Not only does it work, it’s almost perfect.
We meet Rachel Chu (Constance Wu) and Nick Young (Harry Golding) well into their relationship.
She’s a professor of economics at the University of New York; he seems to be a middle manager (branch manager?) for a company based in his home country of Singapore.
Nick has been asked to be best man for his best friend and so, they’re off to Singapore.
What he hasn’t told her is that his family is filthy stinkin’ well off – as in when he tells her they’re comfortable, she notes that that’s what people who are extremely wealthy say.
This after being ushered to a first-class stateroom on their Air Singapore flight (he explains it as a perk of working for his family’s company).
While Nick takes care of some ‘groomsmen’ business, Rachel visits her old college buddy, Peik Lin Goh (Awkwafina) – or ‘Asian Ellen’ as her dad calls her – who seem to be pretty well off.
Her buddy’s reaction to who she’s engaged to tells her that Nick has way undersold just how ‘comfortable’ his family is.
Cue makeover for the meeting the family…
Initially, Rachel seems to do well – Nick’s grandmother tells her she ‘has an auspicious nose.’ Unfortunately, Nick’s mom, Eleanor (Michelle Yeoh), is positively glacial under her (no doubt practiced) cordial demeanor.
Where the knives really come out, though, is during the bridal shower – where the only woman who isn’t actively attempting to rip her down is the only member of Nick’s family she’d already met, Astrid (Gemma Chan).
Meanwhile, Nick’s stag party is a monumentally over-the-top bash that features the few Caucasians in cast (background actors all).
So, while Nick and his soon-to-be-married buddy Colin (Chris Pang) are trying to get away from the most overkill stag in history, Rachel is having to deal with the combination of Glacier Mom and every jealous woman at the shower (again, that’s everyone but Astrid) – nastiness that even riffs on a very famous Godfather scene…).
Despite all the crap in her way, Rachel is able to carry on because she loves Nick – and Astrid is a formidable friend who can pick her up dust her off despite having problems in her own life.
For all that Nick is a genuinely good guy – who’s willing to walk away from the family business for Rachel – this is Rachel’s movie.

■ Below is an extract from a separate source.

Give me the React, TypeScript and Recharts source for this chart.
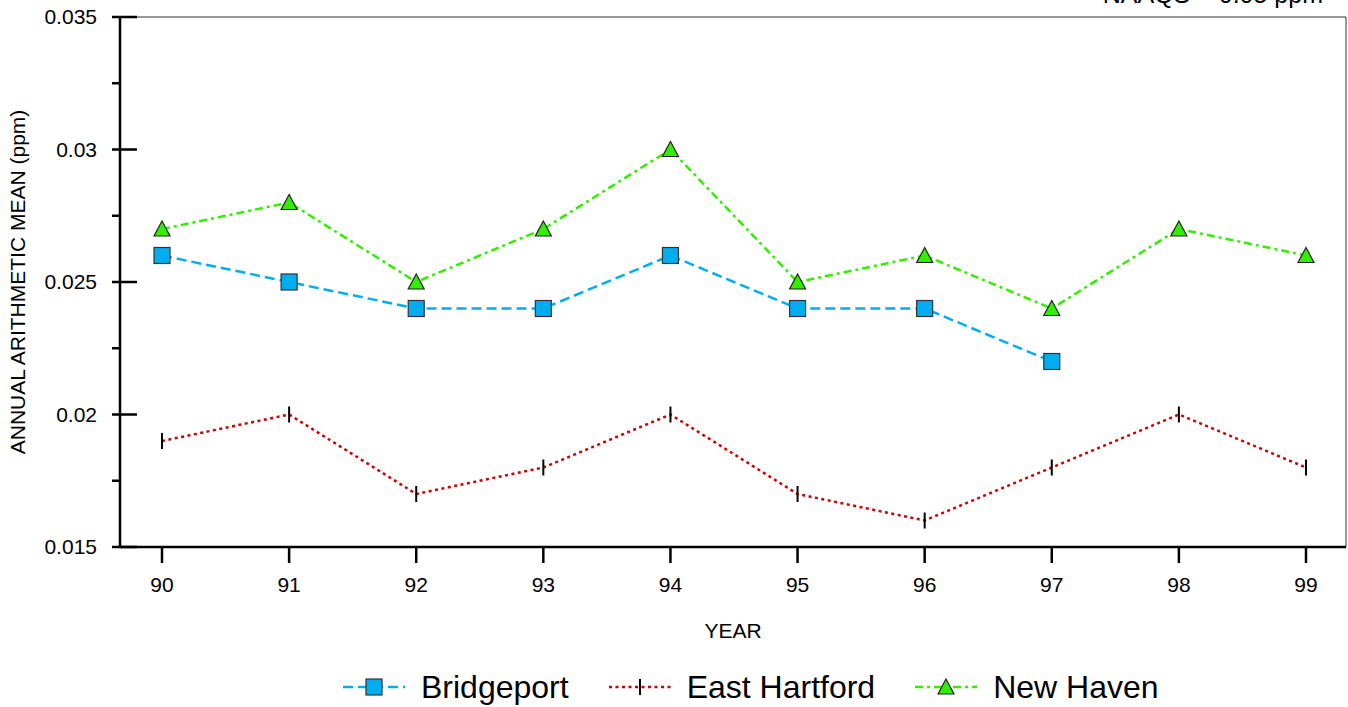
import React from 'react'
import {
  LineChart,
  Line,
  XAxis,
  YAxis,
  CartesianGrid,
  Label,
} from 'recharts'

const years = ['90', '91', '92', '93', '94', '95', '96', '97', '98', '99']
const bridgeport = [0.026, 0.025, 0.024, 0.024, 0.026, 0.024, 0.024, 0.022, null, null]
const eastHartford = [0.019, 0.02, 0.017, 0.018, 0.02, 0.017, 0.016, 0.018, 0.02, 0.018]
const newHaven = [0.027, 0.028, 0.025, 0.027, 0.03, 0.025, 0.026, 0.024, 0.027, 0.026]

const yTicks = [0.015, 0.0175, 0.02, 0.0225, 0.025, 0.0275, 0.03, 0.0325, 0.035]
const yMajorLabels: Record<string, string> = {
  '0.015': '0.015',
  '0.02': '0.02',
  '0.025': '0.025',
  '0.03': '0.03',
  '0.035': '0.035',
}

const FONT = 'Arial, "Liberation Sans", sans-serif'
const BLUE = '#00aeef'
const RED = '#cc0000'
const GREEN = '#33ee00'

const BLUE_DASH = '10 5'
const RED_DASH = '3 3.5'
const GREEN_DASH = '8 4 3 4'

const data = years.map((year, i) => ({
  year,
  bridgeport: bridgeport[i],
  eastHartford: eastHartford[i],
  newHaven: newHaven[i],
}))

const SquareDot = (props: any) => {
  const { cx, cy, index } = props
  if (cx == null || cy == null) return <g key={`s-${index}`} />
  return (
    <rect
      key={`s-${index}`}
      x={cx - 8}
      y={cy - 8}
      width={16}
      height={16}
      fill={BLUE}
      stroke="#333"
      strokeWidth={1.2}
    />
  )
}

const TickDot = (props: any) => {
  const { cx, cy, index } = props
  if (cx == null || cy == null) return <g key={`t-${index}`} />
  return <line key={`t-${index}`} x1={cx} x2={cx} y1={cy - 8} y2={cy + 8} stroke="#000" strokeWidth={2} />
}

const TriangleDot = (props: any) => {
  const { cx, cy, index } = props
  if (cx == null || cy == null) return <g key={`g-${index}`} />
  return (
    <polygon
      key={`g-${index}`}
      points={`${cx},${cy - 8} ${cx - 8},${cy + 7} ${cx + 8},${cy + 7}`}
      fill={GREEN}
      stroke="#222"
      strokeWidth={1.2}
    />
  )
}

// y ticks: long tick crossing the axis for labelled values, short outside tick otherwise
const YTick = (props: any) => {
  const { x, y, payload } = props
  const label = yMajorLabels[String(payload.value)]
  const axisX = x + 23
  return (
    <g>
      <line x1={axisX - 8} x2={label ? axisX + 17 : axisX} y1={y} y2={y} stroke="#000" strokeWidth={2.5} />
      {label && (
        <text x={x} y={y} dy="0.35em" textAnchor="end" fontSize={21} fill="#000" fontFamily={FONT}>
          {label}
        </text>
      )}
    </g>
  )
}

const legendItems = [
  { name: 'Bridgeport', color: BLUE, dash: BLUE_DASH, marker: 'square' },
  { name: 'East Hartford', color: RED, dash: RED_DASH, marker: 'tick' },
  { name: 'New Haven', color: GREEN, dash: GREEN_DASH, marker: 'triangle' },
]

function LegendRow() {
  return (
    <div
      style={{
        position: 'absolute',
        left: 343,
        top: 671,
        display: 'flex',
        alignItems: 'center',
        fontFamily: FONT,
        fontSize: 32,
        lineHeight: '32px',
        color: '#000',
        whiteSpace: 'nowrap',
      }}
    >
      {legendItems.map((item, i) => (
        <div key={item.name} style={{ display: 'flex', alignItems: 'center', marginRight: i < 2 ? 40 : 0 }}>
          <svg width={62} height={24} style={{ marginRight: 16 }}>
            <line x1={0} x2={62} y1={12} y2={12} stroke={item.color} strokeWidth={2.5} strokeDasharray={item.dash} />
            {item.marker === 'square' && (
              <rect x={23} y={4} width={16} height={16} fill={BLUE} stroke="#333" strokeWidth={1.2} />
            )}
            {item.marker === 'tick' && <line x1={31} x2={31} y1={4} y2={20} stroke="#000" strokeWidth={2} />}
            {item.marker === 'triangle' && (
              <polygon points="31,4 23,19 39,19" fill={GREEN} stroke="#222" strokeWidth={1.2} />
            )}
          </svg>
          <span>{item.name}</span>
        </div>
      ))}
    </div>
  )
}

export default function App() {
  return (
    <div style={{ position: 'absolute', left: 0, top: 0, width: 1348, height: 707, background: '#fff' }}>
      <LineChart width={1348} height={707} data={data} margin={{ top: 17, right: 2, left: 0, bottom: 0 }}>
        <CartesianGrid
          stroke="#333"
          strokeWidth={1}
          horizontalCoordinatesGenerator={({ offset }: any) => [offset.top]}
          verticalCoordinatesGenerator={({ offset }: any) => [offset.left + offset.width]}
        />
        <XAxis
          dataKey="year"
          height={160}
          padding={{ left: 42, right: 40 }}
          axisLine={{ stroke: '#000', strokeWidth: 2.5 }}
          tickLine={{ stroke: '#000', strokeWidth: 2.5 }}
          tickSize={16}
          tickMargin={14}
          tick={{ fontSize: 21, fill: '#000', fontFamily: FONT }}
          interval={0}
        >
          <Label
            value="YEAR"
            position="insideBottom"
            offset={69}
            style={{ fontSize: 21, fill: '#000', fontFamily: FONT }}
          />
        </XAxis>
        <YAxis
          type="number"
          domain={[0.015, 0.035]}
          ticks={yTicks}
          width={120}
          interval={0}
          axisLine={{ stroke: '#000', strokeWidth: 2.5 }}
          tickLine={false}
          tickSize={8}
          tickMargin={15}
          tick={<YTick />}
        >
          <Label
            content={({ viewBox }: any) => {
              const cy = viewBox.y + viewBox.height / 2
              return (
                <text
                  x={25}
                  y={cy}
                  transform={`rotate(-90, 25, ${cy})`}
                  textAnchor="middle"
                  fontSize={21}
                  fill="#000"
                  fontFamily={FONT}
                >
                  ANNUAL ARITHMETIC MEAN (ppm)
                </text>
              )
            }}
          />
        </YAxis>
        <Line
          dataKey="eastHartford"
          stroke={RED}
          strokeWidth={2.5}
          strokeDasharray={RED_DASH}
          dot={TickDot}
          activeDot={false}
          isAnimationActive={false}
        />
        <Line
          dataKey="bridgeport"
          stroke={BLUE}
          strokeWidth={2.5}
          strokeDasharray={BLUE_DASH}
          dot={SquareDot}
          activeDot={false}
          isAnimationActive={false}
        />
        <Line
          dataKey="newHaven"
          stroke={GREEN}
          strokeWidth={2.5}
          strokeDasharray={GREEN_DASH}
          dot={TriangleDot}
          activeDot={false}
          isAnimationActive={false}
        />
      </LineChart>
      <div
        style={{
          position: 'absolute',
          right: 25,
          top: -18,
          fontFamily: FONT,
          fontSize: 25,
          lineHeight: '25px',
          color: '#000',
          whiteSpace: 'nowrap',
        }}
      >
        NAAQS = 0.05 ppm
      </div>
      <LegendRow />
    </div>
  )
}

Even during the most ostentatious wedding ever – and being out of the family row – Rachel finds a way to turn that into a good thing.
But Mama Ice has one more card to play…
This adaptation of Kevin Kwan’s bestselling novel is scripted by Peter Chiarelli and Adele Lim and directed by Jon M. Chu – who makes its $30 million budget look three times as big.
Chu also pulls off a couple of feats that boggled my mind: the grandly over the top wedding sequence both shows off the ostentation and feels as intimate as a small gathering in the family backyard; the balance of dozens of speaking roles of varying levels of importance (some smaller roles are more pivotal to the story than some of the larger).
Crazy Rich Asians (crazy rich; crazy and rich both apply) is sparkling from start to finish. It’s smart, funny, dramatic and melodramatic in just the right ratio and features an amazing cast (even the smallest roles are brilliantly done).
Wu is perfect as the feisty Asian-America woman who has to win Yeoh’s Eleanor despite not being ‘the same.’
Eleanor’s explanation of why they’re not the same is, in a nutshell, blunt and a kind of discrimination that does, in fact exist. Truth, especially hard truth, is what makes Crazy Rich Asians a unique and dazzling accomplishment.
Another truth: after you see Crazy Rich Asians, you will never again buy the Hollywood excuse that ‘there simply isn’t enough of a pool of available Asian/black/whatever talent.’
If nothing else, Crazy Rich Asians is important for that reason – but it’s also important because it’s a terrific rom-com at a time when rom-coms seem to be losing steam.
I came out of Crazy Rich Asians on a endorphin high. Laughter will do that for you.